Exercise task: Leave out the pictures and repeat the rest of the material exactly.

Given material:
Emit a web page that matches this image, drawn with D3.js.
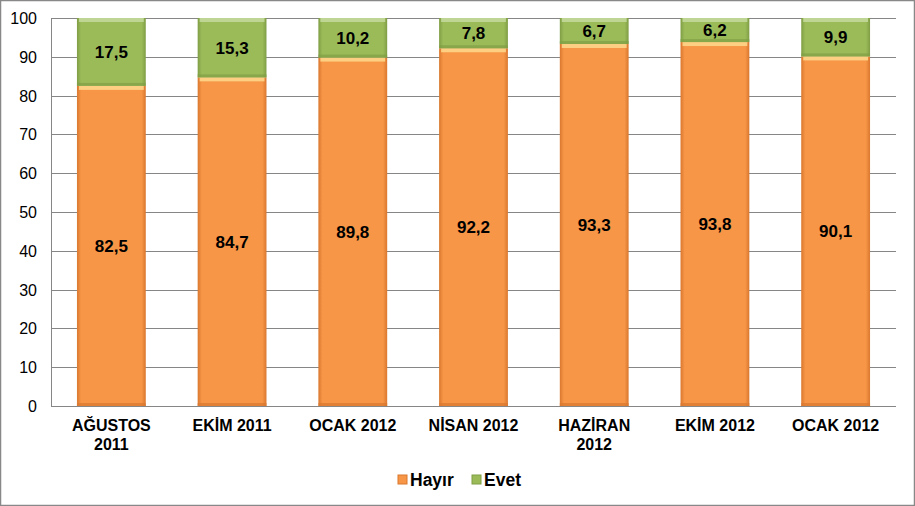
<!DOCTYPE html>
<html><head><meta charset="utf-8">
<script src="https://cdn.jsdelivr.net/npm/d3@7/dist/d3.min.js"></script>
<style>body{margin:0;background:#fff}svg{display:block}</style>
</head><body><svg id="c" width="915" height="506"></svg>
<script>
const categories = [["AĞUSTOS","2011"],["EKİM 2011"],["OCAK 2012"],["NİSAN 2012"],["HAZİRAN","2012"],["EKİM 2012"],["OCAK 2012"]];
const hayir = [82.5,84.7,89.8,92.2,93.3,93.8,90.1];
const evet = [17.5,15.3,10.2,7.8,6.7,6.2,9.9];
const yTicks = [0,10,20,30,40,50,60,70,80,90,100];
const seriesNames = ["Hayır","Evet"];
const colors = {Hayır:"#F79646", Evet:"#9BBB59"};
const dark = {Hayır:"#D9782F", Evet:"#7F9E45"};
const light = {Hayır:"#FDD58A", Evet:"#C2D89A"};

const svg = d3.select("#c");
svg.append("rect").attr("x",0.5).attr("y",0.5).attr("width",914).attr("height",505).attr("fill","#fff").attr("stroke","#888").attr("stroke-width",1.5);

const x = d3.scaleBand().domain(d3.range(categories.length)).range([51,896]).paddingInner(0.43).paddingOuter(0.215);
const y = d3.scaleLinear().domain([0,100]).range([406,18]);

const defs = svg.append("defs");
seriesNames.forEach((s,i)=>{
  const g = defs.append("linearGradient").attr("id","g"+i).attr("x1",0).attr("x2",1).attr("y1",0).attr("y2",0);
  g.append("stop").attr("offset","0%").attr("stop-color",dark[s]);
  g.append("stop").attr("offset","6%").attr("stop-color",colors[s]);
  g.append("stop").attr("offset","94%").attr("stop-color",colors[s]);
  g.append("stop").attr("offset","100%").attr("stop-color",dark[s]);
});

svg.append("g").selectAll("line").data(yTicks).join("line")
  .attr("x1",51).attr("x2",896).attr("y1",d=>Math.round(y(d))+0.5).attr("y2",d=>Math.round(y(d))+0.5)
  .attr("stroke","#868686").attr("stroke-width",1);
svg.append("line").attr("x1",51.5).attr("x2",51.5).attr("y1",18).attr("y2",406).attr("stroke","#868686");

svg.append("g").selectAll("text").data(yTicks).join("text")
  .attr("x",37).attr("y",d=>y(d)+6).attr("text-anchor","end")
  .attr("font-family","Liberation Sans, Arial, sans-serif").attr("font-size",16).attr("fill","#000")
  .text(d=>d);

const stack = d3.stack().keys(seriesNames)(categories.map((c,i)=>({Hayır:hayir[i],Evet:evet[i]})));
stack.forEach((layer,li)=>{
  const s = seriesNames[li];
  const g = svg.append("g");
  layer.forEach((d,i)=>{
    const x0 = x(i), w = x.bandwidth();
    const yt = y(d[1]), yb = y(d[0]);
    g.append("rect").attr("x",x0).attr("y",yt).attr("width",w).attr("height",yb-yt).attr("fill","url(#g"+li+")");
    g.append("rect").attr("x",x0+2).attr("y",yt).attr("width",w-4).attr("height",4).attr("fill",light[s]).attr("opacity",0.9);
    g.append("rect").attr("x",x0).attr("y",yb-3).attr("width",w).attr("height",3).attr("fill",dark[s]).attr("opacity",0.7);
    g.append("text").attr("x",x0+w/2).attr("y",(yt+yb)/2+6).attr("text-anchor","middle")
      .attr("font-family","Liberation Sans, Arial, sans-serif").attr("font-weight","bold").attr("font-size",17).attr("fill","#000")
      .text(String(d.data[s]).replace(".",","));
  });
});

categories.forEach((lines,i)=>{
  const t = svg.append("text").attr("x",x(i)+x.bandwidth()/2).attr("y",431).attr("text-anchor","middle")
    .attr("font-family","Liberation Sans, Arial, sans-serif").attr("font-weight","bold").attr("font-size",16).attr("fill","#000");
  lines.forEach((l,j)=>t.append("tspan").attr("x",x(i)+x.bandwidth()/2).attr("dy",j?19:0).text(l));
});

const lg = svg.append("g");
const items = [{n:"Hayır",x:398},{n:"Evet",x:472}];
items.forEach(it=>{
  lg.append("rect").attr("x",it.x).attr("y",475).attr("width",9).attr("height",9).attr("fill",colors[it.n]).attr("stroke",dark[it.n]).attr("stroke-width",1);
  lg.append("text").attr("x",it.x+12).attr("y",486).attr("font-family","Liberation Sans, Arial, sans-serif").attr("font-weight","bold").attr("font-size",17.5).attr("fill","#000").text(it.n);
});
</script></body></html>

Task answer:
Emit a web page that matches this image, drawn with D3.js.
<!DOCTYPE html>
<html><head><meta charset="utf-8">
<script src="https://cdn.jsdelivr.net/npm/d3@7/dist/d3.min.js"></script>
<style>body{margin:0;background:#fff}svg{display:block}</style>
</head><body><svg id="c" width="915" height="506"></svg>
<script>
const categories = [["AĞUSTOS","2011"],["EKİM 2011"],["OCAK 2012"],["NİSAN 2012"],["HAZİRAN","2012"],["EKİM 2012"],["OCAK 2012"]];
const hayir = [82.5,84.7,89.8,92.2,93.3,93.8,90.1];
const evet = [17.5,15.3,10.2,7.8,6.7,6.2,9.9];
const yTicks = [0,10,20,30,40,50,60,70,80,90,100];
const seriesNames = ["Hayır","Evet"];
const colors = {Hayır:"#F79646", Evet:"#9BBB59"};
const dark = {Hayır:"#D9782F", Evet:"#7F9E45"};
const light = {Hayır:"#FDD58A", Evet:"#C2D89A"};

const svg = d3.select("#c");
svg.append("rect").attr("x",0.5).attr("y",0.5).attr("width",914).attr("height",505).attr("fill","#fff").attr("stroke","#888").attr("stroke-width",1.5);

const x = d3.scaleBand().domain(d3.range(categories.length)).range([51,896]).paddingInner(0.43).paddingOuter(0.215);
const y = d3.scaleLinear().domain([0,100]).range([406,18]);

const defs = svg.append("defs");
seriesNames.forEach((s,i)=>{
  const g = defs.append("linearGradient").attr("id","g"+i).attr("x1",0).attr("x2",1).attr("y1",0).attr("y2",0);
  g.append("stop").attr("offset","0%").attr("stop-color",dark[s]);
  g.append("stop").attr("offset","6%").attr("stop-color",colors[s]);
  g.append("stop").attr("offset","94%").attr("stop-color",colors[s]);
  g.append("stop").attr("offset","100%").attr("stop-color",dark[s]);
});

svg.append("g").selectAll("line").data(yTicks).join("line")
  .attr("x1",51).attr("x2",896).attr("y1",d=>Math.round(y(d))+0.5).attr("y2",d=>Math.round(y(d))+0.5)
  .attr("stroke","#868686").attr("stroke-width",1);
svg.append("line").attr("x1",51.5).attr("x2",51.5).attr("y1",18).attr("y2",406).attr("stroke","#868686");

svg.append("g").selectAll("text").data(yTicks).join("text")
  .attr("x",37).attr("y",d=>y(d)+6).attr("text-anchor","end")
  .attr("font-family","Liberation Sans, Arial, sans-serif").attr("font-size",16).attr("fill","#000")
  .text(d=>d);

const stack = d3.stack().keys(seriesNames)(categories.map((c,i)=>({Hayır:hayir[i],Evet:evet[i]})));
stack.forEach((layer,li)=>{
  const s = seriesNames[li];
  const g = svg.append("g");
  layer.forEach((d,i)=>{
    const x0 = x(i), w = x.bandwidth();
    const yt = y(d[1]), yb = y(d[0]);
    g.append("rect").attr("x",x0).attr("y",yt).attr("width",w).attr("height",yb-yt).attr("fill","url(#g"+li+")");
    g.append("rect").attr("x",x0+2).attr("y",yt).attr("width",w-4).attr("height",4).attr("fill",light[s]).attr("opacity",0.9);
    g.append("rect").attr("x",x0).attr("y",yb-3).attr("width",w).attr("height",3).attr("fill",dark[s]).attr("opacity",0.7);
    g.append("text").attr("x",x0+w/2).attr("y",(yt+yb)/2+6).attr("text-anchor","middle")
      .attr("font-family","Liberation Sans, Arial, sans-serif").attr("font-weight","bold").attr("font-size",17).attr("fill","#000")
      .text(String(d.data[s]).replace(".",","));
  });
});

categories.forEach((lines,i)=>{
  const t = svg.append("text").attr("x",x(i)+x.bandwidth()/2).attr("y",431).attr("text-anchor","middle")
    .attr("font-family","Liberation Sans, Arial, sans-serif").attr("font-weight","bold").attr("font-size",16).attr("fill","#000");
  lines.forEach((l,j)=>t.append("tspan").attr("x",x(i)+x.bandwidth()/2).attr("dy",j?19:0).text(l));
});

const lg = svg.append("g");
const items = [{n:"Hayır",x:398},{n:"Evet",x:472}];
items.forEach(it=>{
  lg.append("rect").attr("x",it.x).attr("y",475).attr("width",9).attr("height",9).attr("fill",colors[it.n]).attr("stroke",dark[it.n]).attr("stroke-width",1);
  lg.append("text").attr("x",it.x+12).attr("y",486).attr("font-family","Liberation Sans, Arial, sans-serif").attr("font-weight","bold").attr("font-size",17.5).attr("fill","#000").text(it.n);
});
</script></body></html>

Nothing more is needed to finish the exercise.